Il computo esatto delle vittime dei ripetuti ed efferati eccidi, definiti da molti storici un tentato genocidio, portano secondo tre diverse metodologie di stima, all’ipotesi di circa 19.000 vittime, includendo in tale numero anche le uccisioni dell’élite etiope, avvenute nelle settimane seguenti all’attentato.

Graziani, con la piena approvazione di Mussolini, rivendicando con orgoglio le sue azioni in Etiopia, fu particolarmente soddisfatto, citando le sue parole: “di aver avuto la forza d’animo di applicare un provvedimento che fece tremare le viscere di tutto il clero, dall’abuna all’ultimo prete o monaco, che da quel momento capirono la necessità di desistere dal loro atteggiamento di ostilità a nostro riguardo, se non volevano essere radicalmente distrutti”         .

Nessun italiano venne mai punito per questi massacri, favorendo, nella memoria collettiva, la rimozione dei crimini compiuti in nome dell’ideologia fascista.
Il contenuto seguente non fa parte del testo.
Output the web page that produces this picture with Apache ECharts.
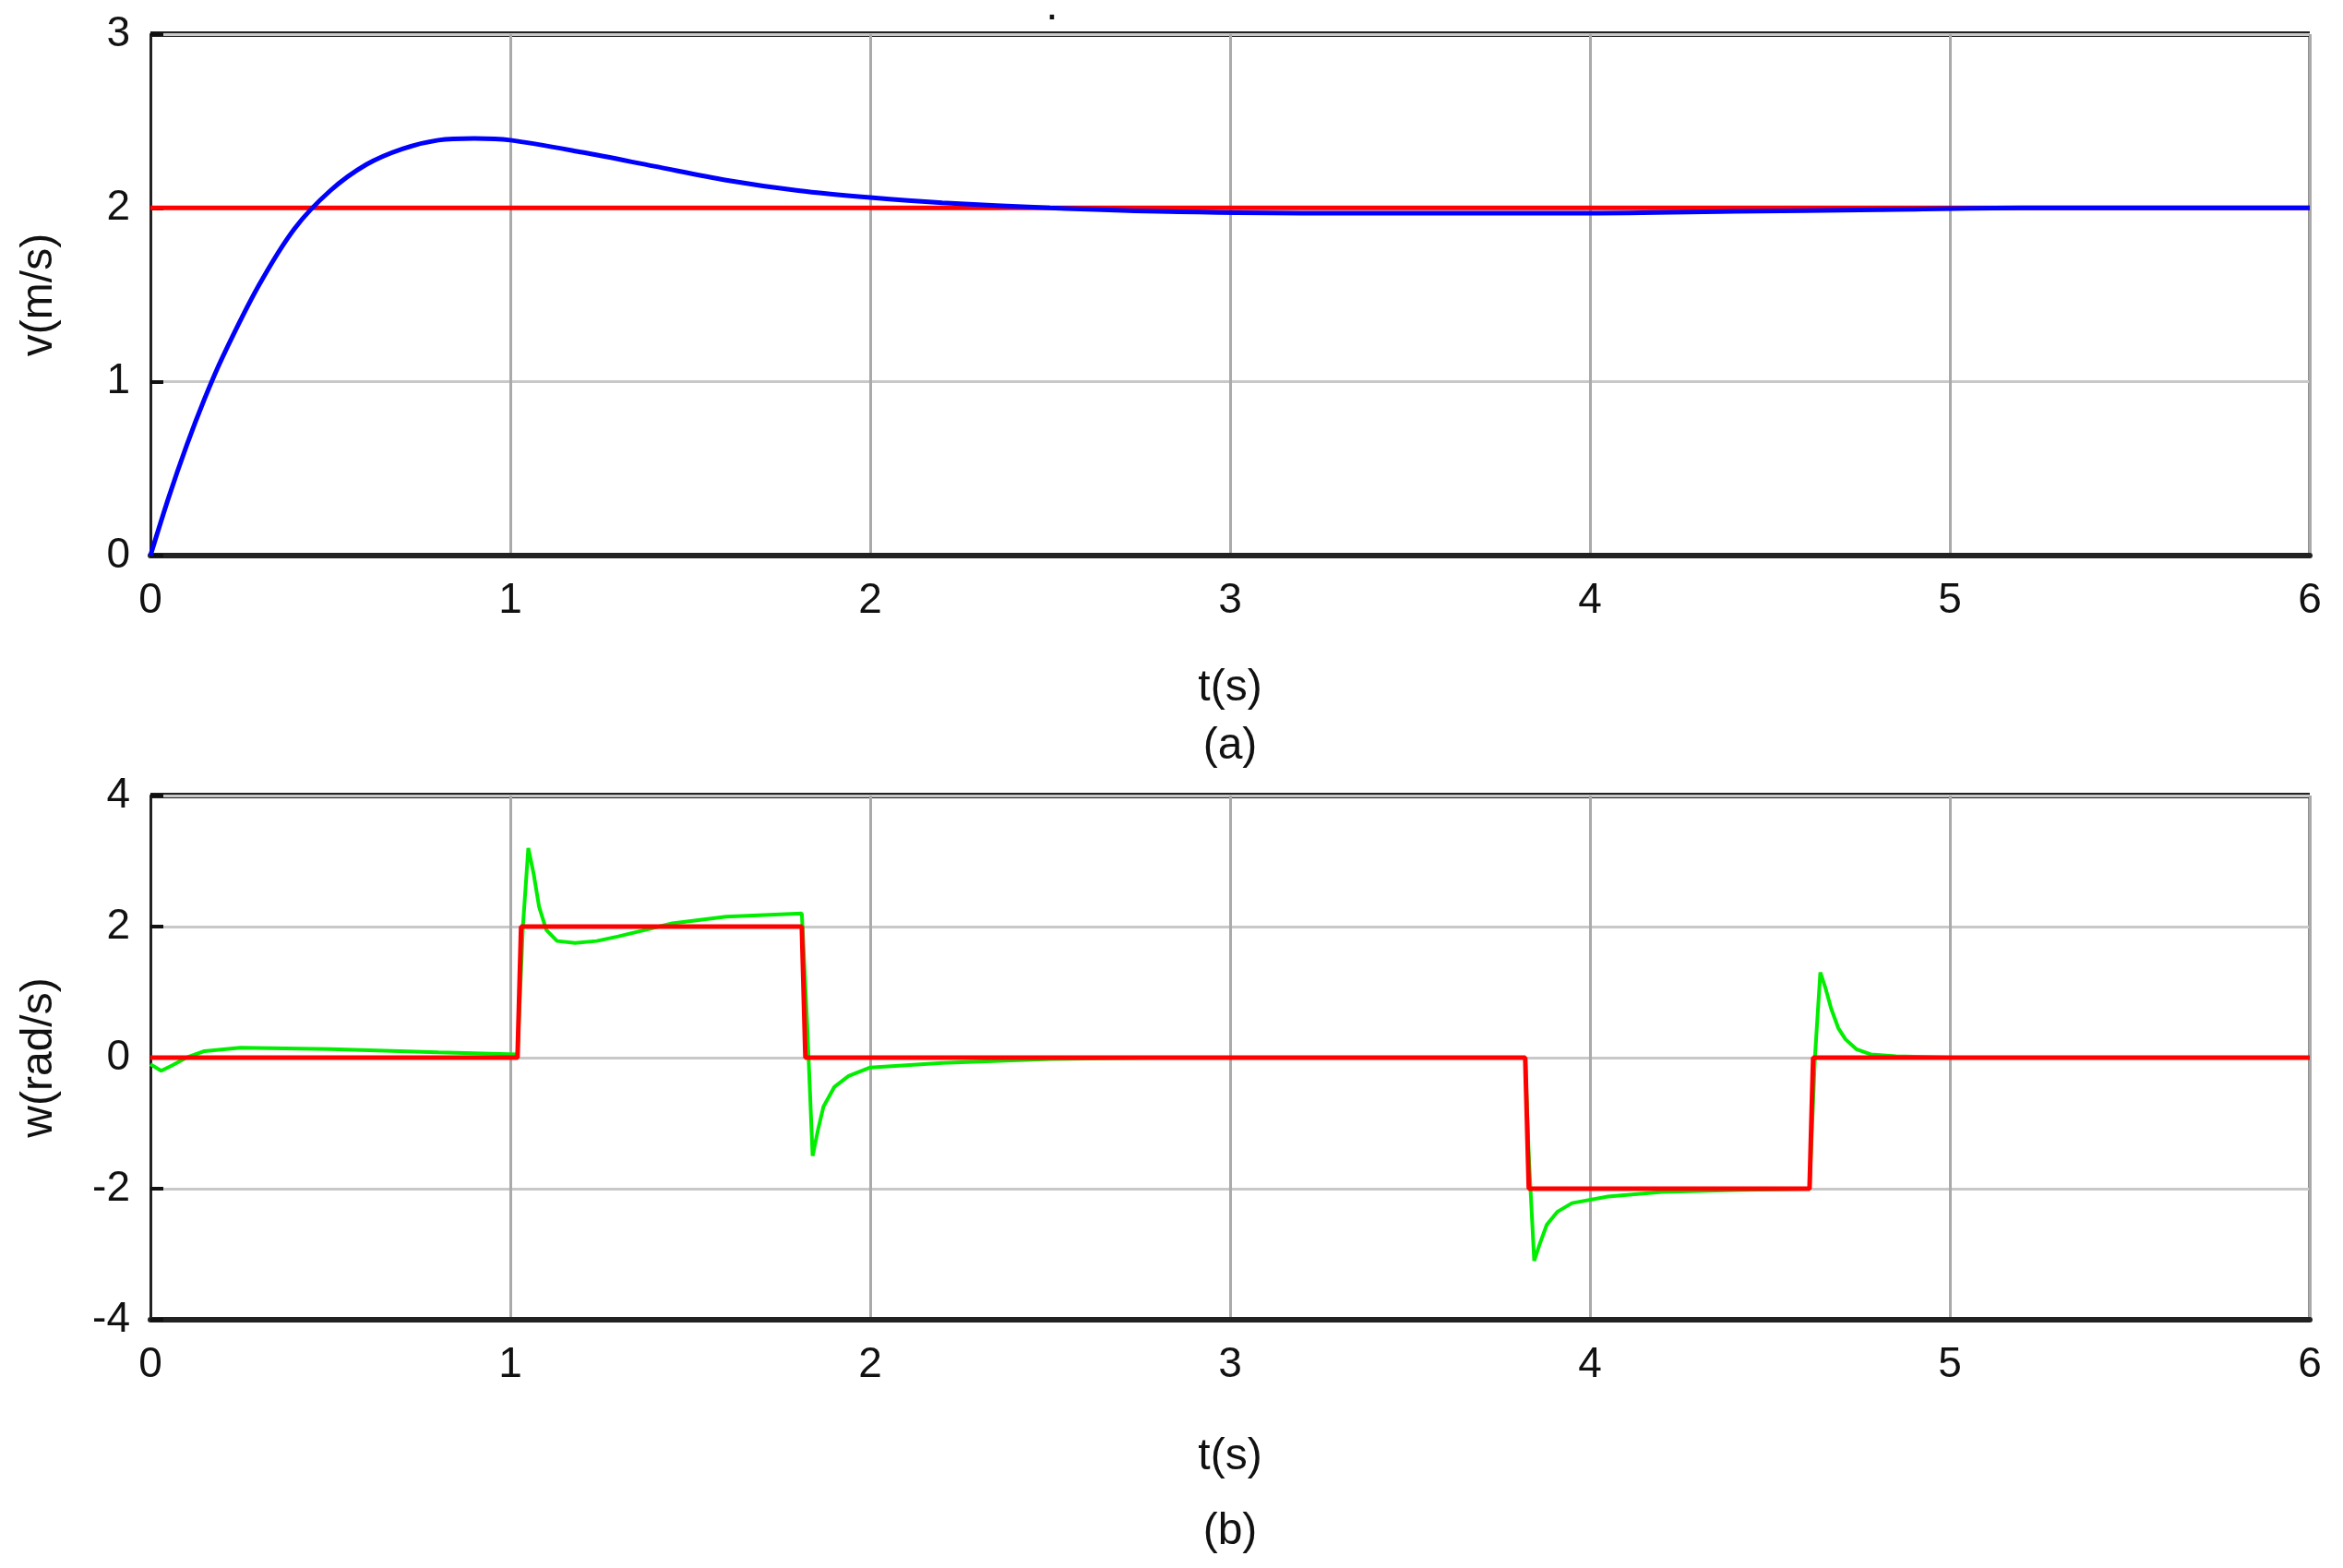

La rimozione è stata tale che nel 2012,  il sindaco di Affile, Ercole Viri, è riuscito, praticamente senza alcuna opposizione, a far erigere, distraendo 130 mila euro di fondi regionali, un mausoleo intitolato a Rodolfo Graziani. Malgrado le successive “vibrate” proteste dell’ANPI e di molti giornalisti, anche stranieri, il mausoleo è sempre lì a imperituro ricordo di un boia assassino e oltretutto, pessimo comandante.
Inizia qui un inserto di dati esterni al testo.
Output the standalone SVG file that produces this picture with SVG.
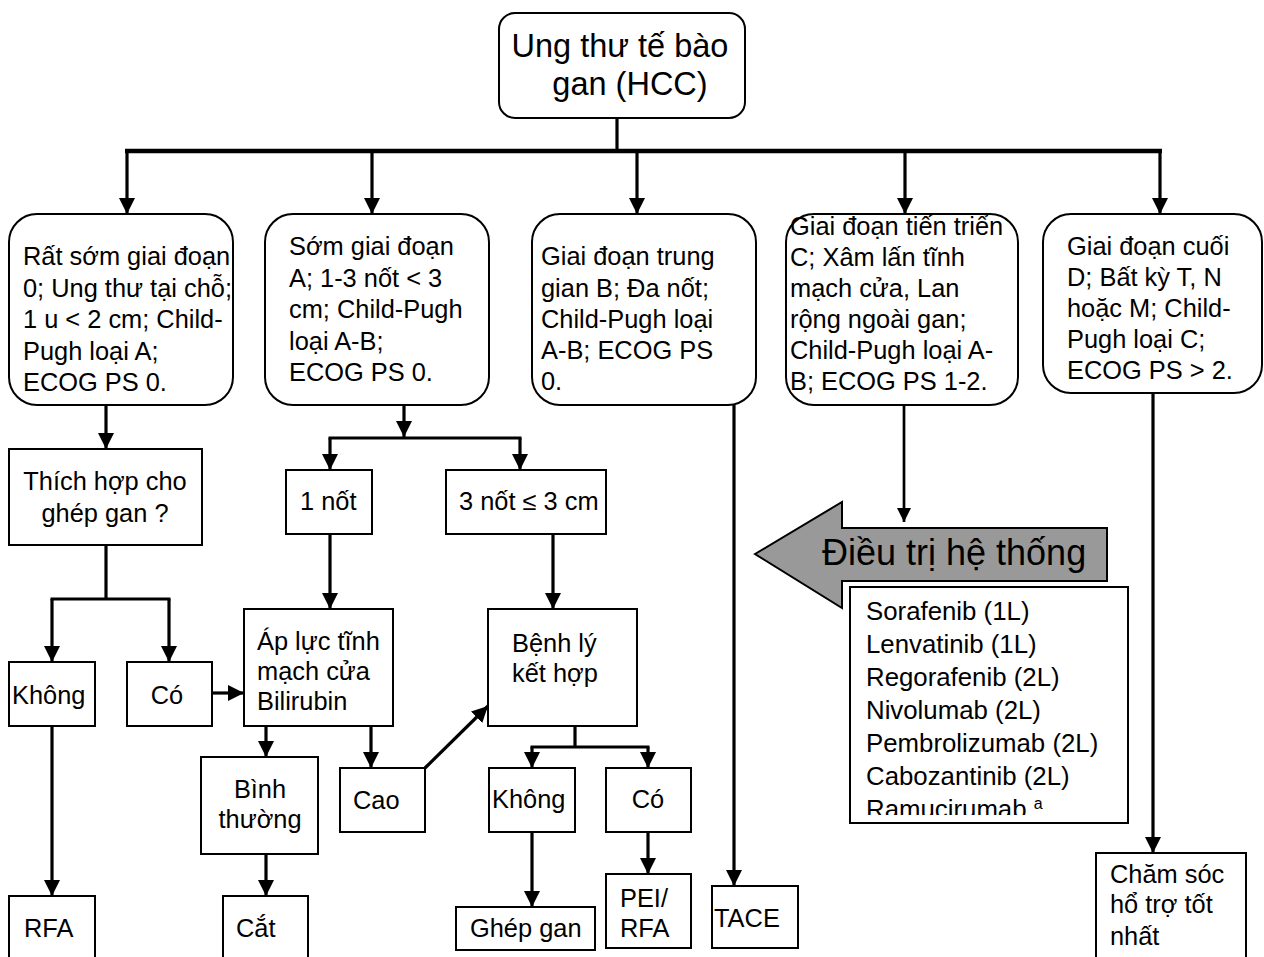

La storia degli insediamenti nelle altre colonie italiane, purtroppo non è molto diversa. Atrocità di ogni tipo sempre con il beneplacito del governo fascista, e di Mussolini in persona, furono compiute anche in Libia e in Eritrea, ma di queste parleremo un’altra volta, anche per cercare di far sedimentare il moto di rabbia e di angoscia che invade gli animi, nel ricordare questi fatti, prima di aggiungere altro orrore.

[1] Una importante testimonianza viene riportata dal prof. Harold J. Marcus, docente di Storia e di Studi Africani alla Michigan State University: «Poco dopo l’incidente, il comando italiano ordinò la chiusura di tutti i negozi, ai cittadini di tornare a casa e sospese le comunicazioni postali e telegrafiche. In un’ora, la capitale fu isolata dal mondo e le strade erano vuote. Nel pomeriggio il partito fascista di Addis Abeba votò un pogrom contro la popolazione cittadina. Il massacro iniziò quella notte e continuò nei giorni successivi. Gli etiopi furono uccisi indiscriminatamente, bruciati vivi nelle capanne o abbattuti dai fucili mentre cercavano di uscire. Gli autisti italiani rincorrevano le persone per investirle col camion o le legarono coi piedi al rimorchio trascinandole a morte. Donne vennero frustate e uomini evirati e bambini schiacciati sotto i piedi; gole vennero tagliate, alcuni vennero squartati e lasciati morire o appesi o bastonati a morte».

[2] Secondo ricerche portate avanti da studiosi dell’Università di Nairobi e di Addis Abeba e comunicate ad Angelo Del Boca, il numero delle vittime del massacro si aggirerebbe, invece, addirittura tra 1.423 e 2.033 uomini.